Wednesday 7 October 2009

What a Welcome!

I arrived into the airport yesterday to see a large Israeli flag planted in the ground outside the airport. I couldn’t help but smile looking at it, as it really sank in for the first time that from that moment forth, I didn’t have anything to be afraid of in being Jewish.

I arrived just in time to catch Sukkot (more on Sukkot later). I walked outside of the airport and I saw a few Orthodox Jews literally running around with the Four Spices of Sukkot (lulav, hadass, aravah, and etrog). Now this was just plain funny. Every time I’ve ever traveled to a foreign country, I saw scammers and dodgy people hanging outside the airport, preying on the tourists. Here I saw Orthodox Jews praying for the tourists. They were running around to people offering them blessings and lending them their Four Spices so they could make the blessings of Sukkot if they so chose. They didn’t want money or anything; they just wanted to welcome people and help people fulfill the mitzvah of saying blessings for the holiday. How about that for culture shock?
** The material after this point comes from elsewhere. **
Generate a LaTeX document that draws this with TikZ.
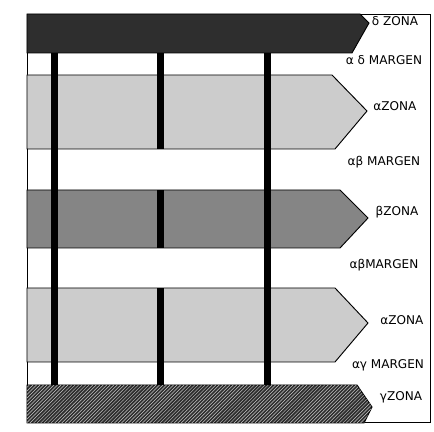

I jumped in a sherut and headed for Jerusalem. [Sherut, Hebrew for “service,” is an Israeli collective taxi equivalent to crowding 15 people in an 8-seater van; more accurately described in Turkey, as they call it a dolmuş, meaning “stuffed.”] I arrived at my Yeshiva in Jerusalem, Machon Shlomo, and was welcomed very warmly by my fellow Yeshiva Bochurim. Everyone offered to help me carry my things, get my room set-up and settled in, etc. The one person who couldn’t be there to greet me went so far as to write a thoughtful, one-page note saying he had heard about me and was looking forward to learning together this year. He added an apology for not being able to be there when I arrived. This should give an idea as to the caliber of the guys I am studying with here. All of them are from the US, so having made the trek out themselves they knew exactly what was on my mind: “You must be starved and exhausted.” So my choices were to go pass out or to leave immediately for dinner with a Rabbi in Kiriyat Sefer.

“Wow,” I thought, “I’m not even here 15 minutes and I’m already packing into a sherut and headed to a settlement in the West Bank.” [Sherut, Hebrew for “service,” is an Israeli collective taxi equivalent to crowding 15 people in an 8-seater van; more accurately described in Turkey, as they call it a dolmuş, meaning “stuffed.”]

Since it is the Jewish holiday Sukkot all week, we ate with Rabbi Lessen outside in his sukkah. Besides taking the opportunity to get to know the Rabbi and his family, I had a chance to chat with them a little about living in a settlement. I could tell we were coming from very different worlds. His children were particularly interested in the fact that I spoke Arabic; apparently they rarely meet Arabic speakers. The kids said they were interested in learning. I naively asked, “Don’t you have any Arab friends?” and one of the daughters gave me a petrified look [the type of look I imagine you would get from a flight attendant by saying ‘bomb’ on an airplane].

-Jacob chimed in, “Don’t you realize people here are scared to death of Arabs?”
----I lifted my eyes brows and said, “Do they really think all Arabs are out to kill them?”
-“Yeah, they do. You might have had a different experience because you’ve met Arabs from all over the world. But realize the only Arabs people in the West Bank interact with are the Palestinians throwing stones and blowing up buses.”

I naively thought to myself, “I’m sure people here would be much less afraid of Arabs if they actually met them.” My idealism got the better of me and I suggested to the Rabbi’s young daughter that she make some Arab friends. She seemed genuinely perplexed. She took my advice to heart but wasn’t sure how to act on it. “So I just go to an Arab town and try to make a friend?” –at which point someone interjected, “Whoa! What are you telling her? Are you trying to get her killed?! Now she’s going to think it’s safe to just run around and try to make friends with any Arab.”

I’ve tried to stay far away from the Israel-Palestine debate for as long as I can remember. On my first evening here I received a jolt of realization that there’s no way to avoid it here. At least here I can bypass the intentionally misleading “reporting” that we are hand-fed all over the world (and especially in the US). I am finally going to get a first-hand perspective from both sides and see the truth behind what’s really going on without the veil of the profit-driven, pop-media.